I heard this thing on NPR today about earthquakes. Airtalk host Larry Mantle was interviewing seismologist John Dvorak about earthquakes and earthquake “storms”. Generally speaking, earthquakes aren’t consistent. Pressure builds and builds and though occasionally you’ll have some relative release–Northridge quake of ‘94, Loma Prieta quake of 89’–the big movements come from the BIG releases. And when these big quakes come they tend to come in clusters. Clusters of several a decade, or several a century.

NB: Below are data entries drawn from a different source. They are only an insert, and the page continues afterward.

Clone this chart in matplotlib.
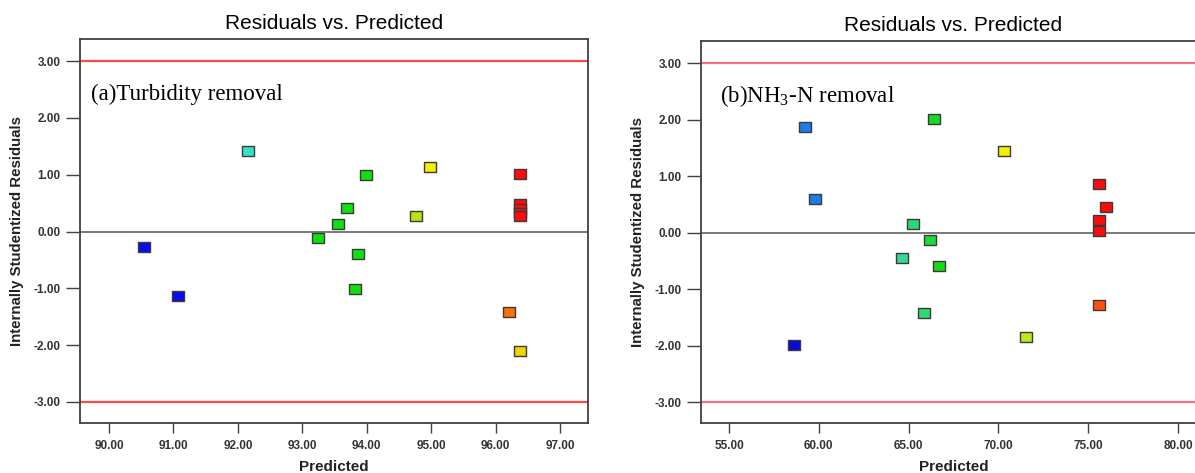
import matplotlib
matplotlib.use('Agg')
import matplotlib.pyplot as plt
from matplotlib.path import Path
import numpy as np

plt.rcParams['font.family'] = ['Liberation Sans', 'DejaVu Sans']
plt.rcParams['mathtext.fontset'] = 'custom'
plt.rcParams['mathtext.rm'] = 'Liberation Serif'

# (a) turbidity removal
pred_a = [92.15, 94.98, 93.98, 96.38, 96.38, 96.38, 96.38, 96.38, 93.69, 93.55,
          94.76, 93.24, 90.54, 91.07, 93.86, 93.82, 96.21, 96.38]
resid_a = [1.42, 1.14, 1.00, 1.02, 0.49, 0.40, 0.33, 0.27, 0.41, 0.13,
           0.28, -0.12, -0.28, -1.13, -0.40, -1.01, -1.41, -2.11]
colors_a = ['#38e0c8', '#f2f000', '#10e010', '#ff0a0a', '#ff0a0a', '#ff0a0a', '#ff0a0a', '#ff0a0a',
            '#10e010', '#10e010', '#b8e410', '#10e010', '#0a0af0', '#0a0af0', '#10e010', '#10e010',
            '#ff7000', '#f2d400']

# (b) NH3-N removal
pred_b = [59.24, 59.79, 66.44, 70.33, 75.63, 75.97, 75.63, 75.63, 65.22, 66.17,
          64.65, 66.68, 65.87, 58.63, 71.51, 75.63]
resid_b = [1.87, 0.60, 2.01, 1.44, 0.86, 0.45, 0.22, 0.02, 0.15, -0.13,
           -0.45, -0.59, -1.42, -1.99, -1.85, -1.29]
colors_b = ['#1a7ee8', '#1a7ee8', '#18d828', '#f2f000', '#ff0a0a', '#ff0a0a', '#ff0a0a', '#ff0a0a',
            '#28d878', '#20d840', '#38d890', '#18d818', '#30d870', '#0a0ad8', '#bce820', '#ff5010']

yticks = [-3, -2, -1, 0, 1, 2, 3]
xticks_a = [90, 91, 92, 93, 94, 95, 96, 97]
xticks_b = [55, 60, 65, 70, 75, 80]

# slightly wide rectangle marker
rect = Path([(-1, -0.75), (1, -0.75), (1, 0.75), (-1, 0.75), (-1, -0.75)], closed=True)

fig = plt.figure(figsize=(11.95, 4.73), dpi=100)
ax1 = fig.add_axes([0.0669, 0.1057, 0.4251, 0.8118])
ax2 = fig.add_axes([0.5866, 0.1057, 0.4226, 0.8076])

def setup(ax, pred, resid, cols, xticks, xlim, limit_color, label):
    ax.axhline(3, color=limit_color, lw=1.6, zorder=1)
    ax.axhline(-3, color=limit_color, lw=1.6, zorder=1)
    ax.axhline(0, color='#555555', lw=1.1, zorder=1)
    for x, y, c in zip(pred, resid, cols):
        ax.plot(x, y, marker=rect, ms=9, mfc=c, mec='#3a3a3a', mew=1.0, ls='none', zorder=3)
    ax.set_xlim(*xlim)
    ax.set_ylim(-3.37, 3.39)
    ax.set_yticks(yticks)
    ax.set_yticklabels(['%.2f' % t for t in yticks])
    ax.set_xticks(xticks)
    ax.set_xticklabels(['%.2f' % t for t in xticks])
    for s in ax.spines.values():
        s.set_color('#404040')
        s.set_linewidth(1.3)
    ax.tick_params(axis='y', direction='out', length=10, width=1, color='#404040',
                   labelsize=8.5, labelcolor='#333333', pad=4)
    ax.tick_params(axis='x', direction='out', length=7, width=1, color='#404040',
                   labelsize=8.5, labelcolor='#333333', pad=5)
    for lab in ax.get_xticklabels() + ax.get_yticklabels():
        lab.set_fontweight('bold')
    ax.set_title('Residuals vs. Predicted', fontsize=15, pad=7)
    ax.set_xlabel('Predicted', fontsize=11, fontweight='bold', color='#222222', va='center')
    ax.xaxis.set_label_coords(0.5, -0.115)
    ax.set_ylabel('Internally Studentized Residuals', fontsize=10.8, fontweight='bold', color='#222222',
                  va='center')
    ax.text(label[1], 0.84, label[0], transform=ax.transAxes, fontsize=16.5,
            family='Liberation Serif', va='baseline')

setup(ax1, pred_a, resid_a, colors_a, xticks_a, (89.55, 97.43), '#ff4848',
      ('(a)Turbidity removal', 0.022))
ax1.yaxis.set_label_coords(-0.124, 0.5)
setup(ax2, pred_b, resid_b, colors_b, xticks_b, (53.44, 81.56), '#f4708a',
      (r'(b)NH$_3$-N removal', 0.038))
ax2.yaxis.set_label_coords(-0.125, 0.5)

fig.savefig('out.png', dpi=100)
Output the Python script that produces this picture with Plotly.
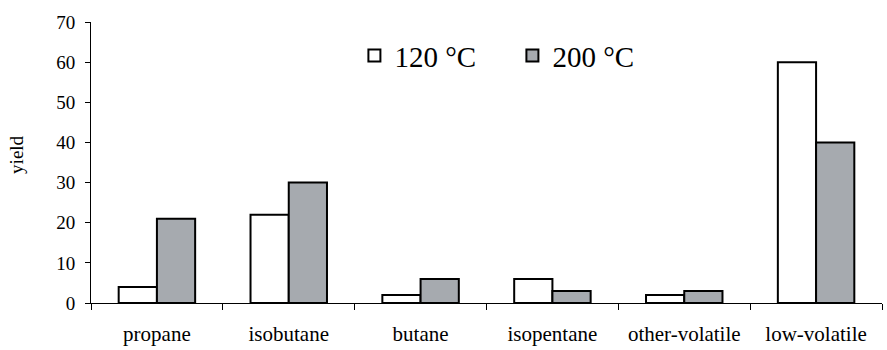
import plotly.graph_objects as go

categories = ["propane", "isobutane", "butane", "isopentane", "other-volatile", "low-volatile"]
series_names = ["120 °C", "200 °C"]
yield_120 = [4, 22, 2, 6, 2, 60]
yield_200 = [21, 30, 6, 3, 3, 40]
y_ticks = [0, 10, 20, 30, 40, 50, 60, 70]

FONT = "Liberation Serif, Times New Roman, serif"

fig = go.Figure()
fig.add_trace(go.Bar(x=categories, y=yield_120, name=series_names[0],
                     marker=dict(color="white", line=dict(color="black", width=2))))
fig.add_trace(go.Bar(x=categories, y=yield_200, name=series_names[1],
                     marker=dict(color="#a6aaaf", line=dict(color="black", width=2))))

fig.update_layout(
    width=887, height=350,
    margin=dict(l=91, r=5, t=22, b=47),
    paper_bgcolor="white", plot_bgcolor="white",
    barmode="group", bargap=0.42, bargroupgap=0,
    font=dict(family=FONT, color="black", size=18),
    showlegend=True,
    legend=dict(orientation="h", x=0.333, y=0.88, xanchor="left", yanchor="middle",
                entrywidth=113, entrywidthmode="pixels",
                font=dict(size=29, family=FONT), bgcolor="rgba(0,0,0,0)"),
    xaxis=dict(type="category", range=[-0.5, 5.5], showline=True, linecolor="black", linewidth=1,
               ticks="outside", tickson="boundaries", ticklen=6, tickcolor="black",
               showgrid=False, tickfont=dict(size=21), ticklabelstandoff=12),
    yaxis=dict(range=[0, 70], tickvals=y_ticks, showline=True, linecolor="black", linewidth=1,
               ticks="outside", ticklen=5, tickcolor="black", showgrid=False, zeroline=False,
               tickfont=dict(size=19), ticklabelstandoff=6),
    annotations=[dict(text="yield", textangle=-90, xref="paper", yref="paper",
                      x=-0.0936, y=0.527, xanchor="center", yanchor="middle",
                      showarrow=False, font=dict(size=19, family=FONT))],
)
fig.write_html("out.html", config={"displayModeBar": False},
               post_script="document.body.style.margin='0';")
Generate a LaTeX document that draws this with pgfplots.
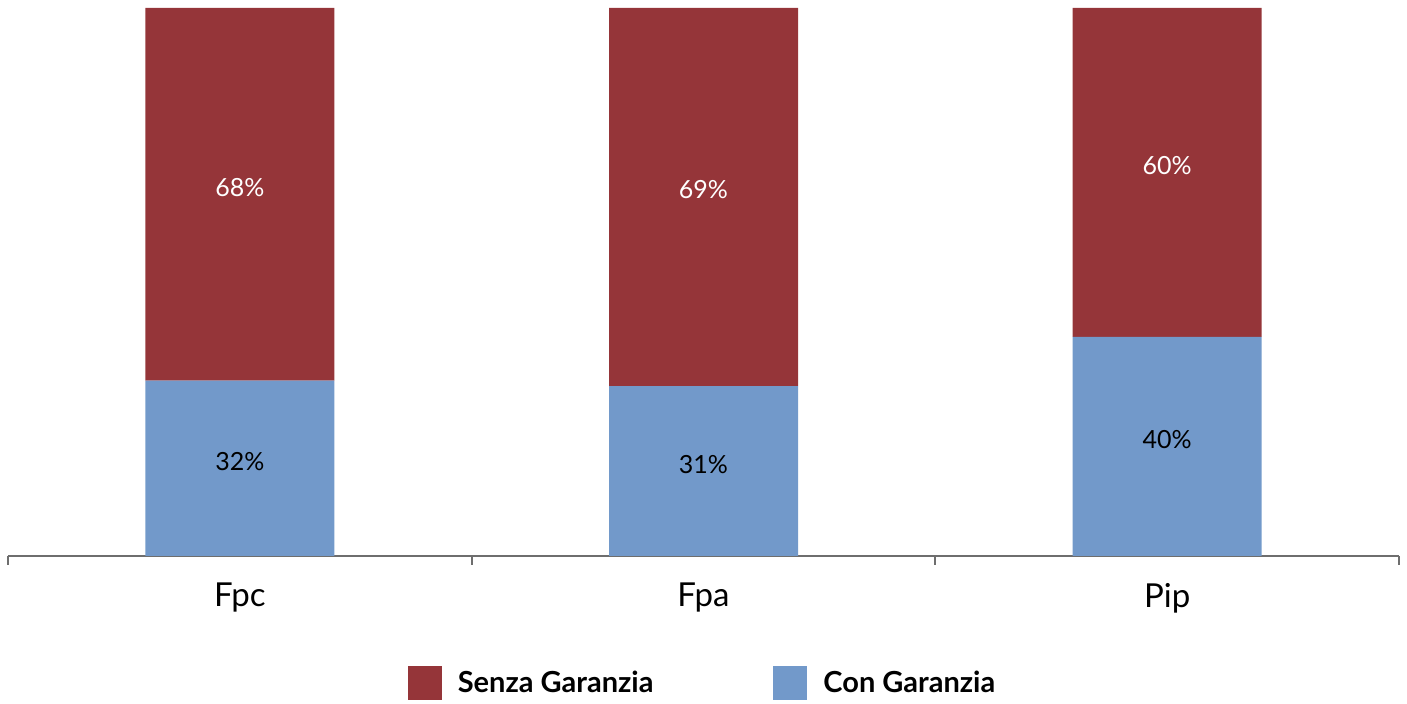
\documentclass[border=0pt]{standalone}
\usepackage{pgfplots}
\pgfplotsset{compat=1.18}
\usepackage{fontspec}
\setmainfont{Lato}
\definecolor{senza}{RGB}{149,53,57}
\definecolor{con}{RGB}{114,153,202}
\definecolor{axisgray}{RGB}{110,110,110}

\begin{document}
\begin{tikzpicture}
\begin{axis}[
    ybar stacked,
    scale only axis,
    width=695.5pt, height=274pt,
    bar width=94.5pt,
    xmin=-0.5, xmax=2.5,
    ymin=0, ymax=100,
    axis y line=none,
    axis x line*=bottom,
    x axis line style={axisgray, line width=1pt, -},
    xtick={0,1,2},
    xticklabels={Fpc, Fpa, Pip},
    major tick length=0pt,
    extra x ticks={-0.5,0.5,1.5,2.5},
    extra x tick labels={},
    extra x tick style={major tick length=4.5pt, tick align=outside,
        tick style={axisgray, line width=1pt}},
    xticklabel style={font=\fontsize{16.5}{19}\selectfont, yshift=-10pt},
    /pgf/number format/assume math mode=true,
    nodes near coords={\pgfmathprintnumber{\pgfplotspointmeta}\%},
    every node near coord/.append style={anchor=center,
        font=\fontsize{12.5}{15}\selectfont, yshift=3.5pt},
    reverse legend,
    legend columns=2,
    legend style={draw=none, at={(0.5,-63.5pt)}, anchor=center,
        font=\fontsize{14.5}{17}\selectfont\bfseries,
        /tikz/every odd column/.append style={column sep=6pt},
        /tikz/every even column/.append style={column sep=58pt}},
    legend image code/.code={\fill[#1] (0pt,-8.5pt) rectangle (17pt,8.5pt);},
    clip=false,
]
\addplot[fill=con, draw=none, every node near coord/.append style={text=black}]
    coordinates {(0,32) (1,31) (2,40)};
\addlegendentry{Con Garanzia}
\addplot[fill=senza, draw=none, every node near coord/.append style={text=white}]
    coordinates {(0,68) (1,69) (2,60)};
\addlegendentry{Senza Garanzia}
\path (rel axis cs:0,1) ++(-4pt,4pt) coordinate (tl);
\path (rel axis cs:1,0) ++(4pt,-72.5pt) coordinate (br);
\end{axis}
\path (tl) (br);
\end{tikzpicture}
\end{document}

I thought about this today and related it to my outdoor life. I don’t hike everyday. I just don’t. I don’t even hike every week. I see myself heading out every Monday for a nice long excursion, exploring new areas, testing myself physically, snapping photos, and just in general marveling at a chance to be someplace really quiet. This is my ideal. And though it doesn’t happen, it doesn’t mean the pressure isn’t still building.
Because it is.
And a correction is coming.
So Switzer falls won’t cut it. A hike up Baldy might not cut it either. I’ll need something more. Not overnights. Not even three dayers. But long detailed escapes from everything.
The day to day grind does exactly that. Is this what drives trainhoppers or the lifelong road travellers to stay gone? Is the pressure too much? Or maybe like it’s more unpredictable. Like Dvorak said in the interview–quoting Charles Richter–when there are a lot of earthquakes there are a LOT of earthquakes.